Crispy Coconut Tofu Fries with Spicy Apricot Sauce
These crispy-crunchy tofu sticks mix sweet and tangy together with coconut flakes and lime zest with a sauce that combines spicy sriracha, sweet apricot jam and zesty lime juice for dipping.
Servings
4
Prep Time
30 Min
Cook Time
25 Min
Cooking Directions
Preheat the oven to 400°F degrees and spray a rimmed baking sheet with nonstick baking spray.
Slice tofu crosswise into 4 slabs. Press tofu to remove excess water. Line a plate with several layers of paper towels, arrange tofu in a single layer on the plate, cover with more paper towels, and then top with a second plate weighed down by a heavy pot and set aside for about 15 minutes to dry out.

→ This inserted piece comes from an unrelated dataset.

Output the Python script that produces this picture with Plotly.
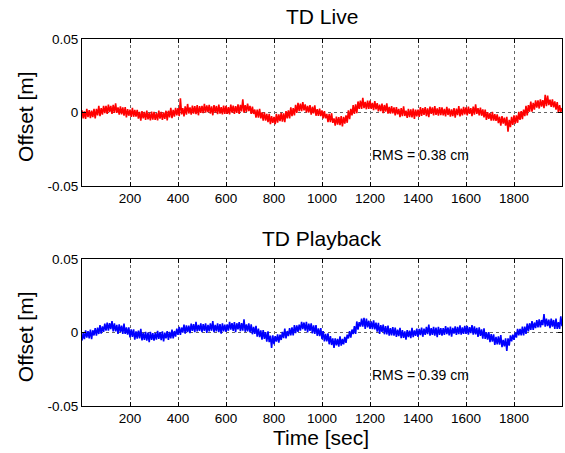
import plotly.graph_objects as go

# Sample times [sec]
time_sec = list(range(0, 2001, 5))

# TD Live offsets [mm] (every 5 s)
live_mm = [
    1.5, -4, 0.7, -4.3, 2.4, -3.1, 1.6, -3.9, 1.3, -3.2, 2.5, -4, 2.5, -2, 4.5, -2.5, 3, -1.5, 4.5, -0.5,
    4.5, -1, 5.3, 0.3, 4.5, -1, 5.2, -0.3, 6.3, -0.2, 3.5, -1.5, 4.2, -1.3, 3.4, -2.1, 3.6, -3.4, 2.3, -2.2,
    2, -3, 3.1, -2.9, 1.7, -2.8, 1.8, -4.2, 0.4, -5.6, 1, -4, 0.4, -5.1, 1.3, -4.7, -0.3, -5.3, 0.6, -4.9,
    0.5, -5, -0.4, -5.4, 1.3, -4.2, 0.4, -5.1, 0.1, -4.4, 1.2, -5.3, 1.2, -3.3, 3.2, -3.8, 1.7, -2.8, 3.1, -1.9,
    3, -2.5, 9.7, -1.3, 2.9, -2.6, 4.1, -1.4, 5.8, -0.7, 3.5, -1.5, 4.7, -0.8, 4.4, -1.1, 5.1, -1.9, 4.3, -0.2,
    4.5, -0.5, 5.9, -0.1, 4.8, 0.3, 5.2, -0.8, 4.1, -1.9, 5, 0, 4.4, -1.1, 5.3, -0.7, 3.7, -1.3, 4.6, -0.9,
    4.5, -1, 3.7, -1.3, 5.4, -0.1, 4.6, -0.9, 4.3, -0.2, 5.5, -1, 5.2, 0.7, 9, -0.2, 5, 0.5, 6, 1,
    4.5, -1, 4, -1, 2, -3.5, 2, -3.5, 2.5, -4, 0, -5.5, 0, -5.5, -1, -6.5, -1, -8, -2.5, -7,
    -3, -8, -0.9, -6.9, -1.3, -5.8, -0.2, -6.2, -0.6, -6.6, 1, -4, 1.5, -4, 3.5, -2.5, 3, -2, 5.2, -0.3,
    6.5, 1, 6, 1, 7, 1.5, 5.5, 0, 4.5, 0, 5, -1.5, 3.9, -0.6, 4.8, -2.2, 2.2, -2.3, 2.6, -2.4,
    1.5, -4, 1, -4, -1, -6.5, -1, -6.5, -0.5, -7, -4, -9, -2.8, -8.3, -3.1, -8.6, -2.4, -9.4, -3, -7.5,
    -2, -7, 1.5, -4.5, 2.5, -2, 5, -1, 5.5, -0.5, 7.5, 2.5, 8, 2.5, 10, 3, 7.2, 2.2, 8, 2.5,
    8, 2.5, 6.6, 1.6, 7.7, 2.2, 6.3, 0.8, 5.4, 0.9, 6, -0.5, 5.1, 0.6, 6.2, -0.8, 3.8, -0.7, 4.4, -0.6,
    3.5, -2, 3.7, -1.3, 2.4, -3.1, 3, -2.5, 4.1, -2.4, 1.3, -3.7, 2.4, -3.1, 2.1, -3.4, 2.7, -4.3, 1.9, -2.6,
    2, -3, 3.7, -2.3, 2.9, -1.6, 3.6, -2.4, 2.8, -3.2, 4, -1, 3.5, -2, 4.4, -1.6, 2.8, -2.2, 3.7, -1.8,
    3.5, -2, 2.4, -2.6, 3.8, -1.7, 2.7, -2.8, 2.1, -2.4, 3, -3.5, 2.7, -1.8, 4.4, -2.6, 2.6, -1.9, 3.8, -1.2,
    3.5, -2, 4, -1, 3, -2.5, 4, -1.5, 5.5, -1, 3, -2, 3.3, -2.2, 2.1, -3.4, 1.9, -5.1, 0.2, -4.3,
    -0.5, -5.5, 0.4, -5.6, -1.2, -5.7, -1.3, -7.3, -2.9, -8.9, -2.5, -7.5, -3.5, -9, -3, -13, -5, -10, -3, -8.5,
    -2, -7.5, -2, -7, 0.5, -5, 1, -4.5, 2, -2.5, 4.5, -2, 5, 0.5, 7.5, 0.5, 6.5, 2, 8.3, 3.3,
    8.2, 2.7, 9, 4, 8.4, 2.9, 12, 4.3, 11.5, 5, 8.8, 3.8, 9, 3.5, 7.5, 2, 7, 0, 5, 0.5,
    3,
]

# TD Playback offsets [mm] (every 5 s)
playback_mm = [
    -5.5, -0.5, -4.5, 1.5, -3.5, 1, -4, 2, -4.5, 1.5, -2, 3, -2.2, 3.3, -1, 5, -0.8, 4.2, 0.5, 6,
    1.3, 6.8, 1.3, 6.3, 2.3, 7.8, 0.8, 6.3, 0.7, 5.2, -0.9, 5.6, 0.2, 4.7, -1, 6, -1, 3.5, -1.5, 3.5,
    -3.3, 2.2, -2.9, 2.1, -4.8, 0.7, -4.2, 1.3, -4, 2.5, -5.3, -0.3, -5, 0.5, -5.5, 0, -6.5, 0.5, -5, -0.5,
    -5.5, -0.5, -4.9, 1.1, -4.3, 0.2, -5.2, 0.8, -6.1, -0.1, -4, 1, -5, 0.5, -4, 2, -4, 1, -2.8, 2.7,
    -1.6, 3.9, -1.6, 3.4, -0.1, 5.4, -0.7, 4.8, 0.2, 4.7, -0.5, 6, 1.2, 5.7, 0.2, 7.2, 0.7, 5.2, 1.2, 6.2,
    0.2, 5.7, 1.2, 6.2, -0.3, 5.2, 0.7, 6.2, 1.2, 7.7, 0.2, 5.2, 0.7, 6.2, 0.2, 5.7, -0.8, 6.2, 0.8, 5.3,
    0.5, 5.5, 1.2, 7.2, 1.9, 6.4, 1.1, 7.1, 0.3, 6.3, 2.1, 7.1, 0.9, 6.4, 1.2, 9, 0.5, 5.5, 0.7, 6.2,
    0, 5.5, -1.2, 3.8, -1, 4.5, -2.8, 2.7, -3.1, 1.4, -4.9, 1.6, -4.3, 0.2, -6.2, 0.8, -6.6, -2.1, -10.5, -2,
    -8, -2.5, -6.2, -1.2, -6.9, -1.4, -5.1, 0.4, -3.8, 2.7, -4, 1, -2.5, 3, -2, 3.5, -2, 5, -0.5, 4.8,
    0.4, 5.4, 1.3, 7.3, 2.3, 6.8, 1.3, 7.3, 0, 6, 1.2, 6.2, -0.6, 4.9, -0.9, 5.1, -2.2, 2.8, -2.5, 3,
    -4.5, 1, -6, -1, -6, -0.5, -8, -2.5, -8.5, -4, -10.5, -4, -8.8, -4.3, -9.6, -2.6, -8.9, -4.4, -8, -3,
    -7, -1.5, -4, 1, -3.5, 2, -1.1, 4.4, -1, 7.5, 2, 7, 4, 9.5, 4, 10, 2.5, 9.5, 3.5, 8,
    2.5, 7.5, 2.3, 8.3, 2.2, 6.7, 0.6, 6.6, -1, 5, 0.4, 5.4, -1.2, 4.3, -1.3, 4.7, -2.1, 2.9, -1.9, 3.6,
    -2.2, 3.3, -3, 2, -2.4, 3.1, -3.8, 1.7, -3.7, 0.8, -4.9, 1.6, -3.2, 1.3, -3.9, 3.1, -3.1, 1.4, -2.3, 2.7,
    -3, 2.5, -1.7, 3.3, -2.9, 2.6, -1.6, 3.9, -1.1, 5.4, -2.1, 2.9, -1.6, 3.9, -2.1, 3.4, -3.1, 3.9, -1.6, 2.9,
    -2.1, 2.9, -1.6, 4.4, -1.1, 3.4, -2, 4, -2.9, 3.1, -0.8, 4.2, -1.7, 3.8, -1.1, 4.9, -1.5, 3.5, -0.9, 4.6,
    -0.9, 4.6, -1.4, 3.6, -0.4, 5.1, -1.4, 4.1, -1.3, 3.2, -3, 3.5, -2.3, 2.2, -4.1, 2.9, -4.4, 0.1, -4.8, 0.2,
    -6.6, -1.1, -6.2, -1.2, -8.4, -2.9, -8.1, -2.6, -8.3, -1.8, -10, -5, -9.5, -4, -12.5, -4, -9, -2, -6, -1.5,
    -5, 0, -3.5, 2.5, -2, 2.5, -2, 4, -2, 4, -1, 6, 0.8, 6.3, 1.8, 7.8, 1.8, 6.8, 3, 8.5,
    3.5, 9, 3.5, 8.5, 5, 12.5, 4, 9.5, 4.3, 8.8, 3, 9.5, 4, 8.5, 2.5, 9.5, 2.5, 7, 2.5, 11,
    4.3,
]

x_ticks = [200, 400, 600, 800, 1000, 1200, 1400, 1600, 1800]
y_ticks = [-0.05, 0, 0.05]
y_tick_text = ["-0.05", "0", "0.05"]
titles = ["TD Live", "TD Playback"]
rms_labels = ["RMS = 0.38 cm", "RMS = 0.39 cm"]
y_label = "Offset [m]"
x_label = "Time [sec]"

live_m = [v / 1000 for v in live_mm]
playback_m = [v / 1000 for v in playback_mm]

FONT = "Liberation Sans, Arial, Helvetica, sans-serif"
BIG = dict(family=FONT, size=21, color="black")
SMALL = dict(family=FONT, size=14, color="black")

fig = go.Figure()
fig.add_trace(go.Scatter(x=time_sec, y=live_m, mode="lines",
                         line=dict(color="#ff0000", width=1.6),
                         xaxis="x", yaxis="y", showlegend=False))
fig.add_trace(go.Scatter(x=time_sec, y=playback_m, mode="lines",
                         line=dict(color="#0000ff", width=1.6),
                         xaxis="x2", yaxis="y2", showlegend=False))

axis_common = dict(showline=True, linecolor="black", linewidth=1, mirror="ticks",
                   ticks="inside", ticklen=4, tickcolor="black", automargin=False,
                   showgrid=True, gridcolor="#666666", griddash="dot", gridwidth=1,
                   zeroline=False, tickfont=dict(family=FONT, size=13.5, color="black"))

xa = dict(axis_common, range=[0, 2000], tickvals=x_ticks)
ya = dict(axis_common, range=[-0.05, 0.05], tickvals=y_ticks, ticktext=y_tick_text)

fig.update_layout(
    template="none",
    width=565, height=453,
    margin=dict(l=82, r=3, t=39, b=47, autoexpand=False),
    paper_bgcolor="white", plot_bgcolor="white",
    xaxis=dict(xa, anchor="y", domain=[0, 1]),
    yaxis=dict(ya, anchor="x", domain=[0.5995, 1]),
    xaxis2=dict(xa, anchor="y2", domain=[0, 1]),
    yaxis2=dict(ya, anchor="x2", domain=[0, 0.4005]),
    annotations=[
        dict(text=titles[0], xref="paper", yref="paper", x=0.5, y=1.0613,
             yanchor="middle", showarrow=False, font=BIG),
        dict(text=titles[1], xref="paper", yref="paper", x=0.5, y=0.4564,
             yanchor="middle", showarrow=False, font=BIG),
        dict(text=y_label, xref="paper", yref="paper", x=-0.119, y=0.790, textangle=-90,
             xanchor="center", yanchor="middle", showarrow=False, font=BIG),
        dict(text=y_label, xref="paper", yref="paper", x=-0.119, y=0.190, textangle=-90,
             xanchor="center", yanchor="middle", showarrow=False, font=BIG),
        dict(text=x_label, xref="paper", yref="paper", x=0.497, y=-0.0845,
             xanchor="center", yanchor="middle", showarrow=False, font=BIG),
        dict(text=rms_labels[0], xref="x", yref="y", x=1200, y=-0.029, xanchor="left",
             showarrow=False, font=SMALL),
        dict(text=rms_labels[1], xref="x2", yref="y2", x=1200, y=-0.029, xanchor="left",
             showarrow=False, font=SMALL),
    ],
)

fig.write_html("out.html", config={"displayModeBar": False},
               post_script="document.body.style.margin='0';document.body.style.overflow='hidden';")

Beat together eggs, salt, pepper and lime zest in shallow dish.
Mix panko and coconut in second shallow dish.
Dip tofu in egg mixture, turning to coat, and then toss in breading mixture pressing gently to help coating adhere.
Arrange in a single layer on the prepared baking sheet.
Bake for 20-25 minutes, until crisp and golden, flipping the fries after 15 minutes.
While the fries bake, make the sauce by melting the apricot jam with the lime juice, sriracha and salt in a small saucepan over medium-low heat. Transfer to a bowl.
Serve the fries hot, with the warm sauce for dipping.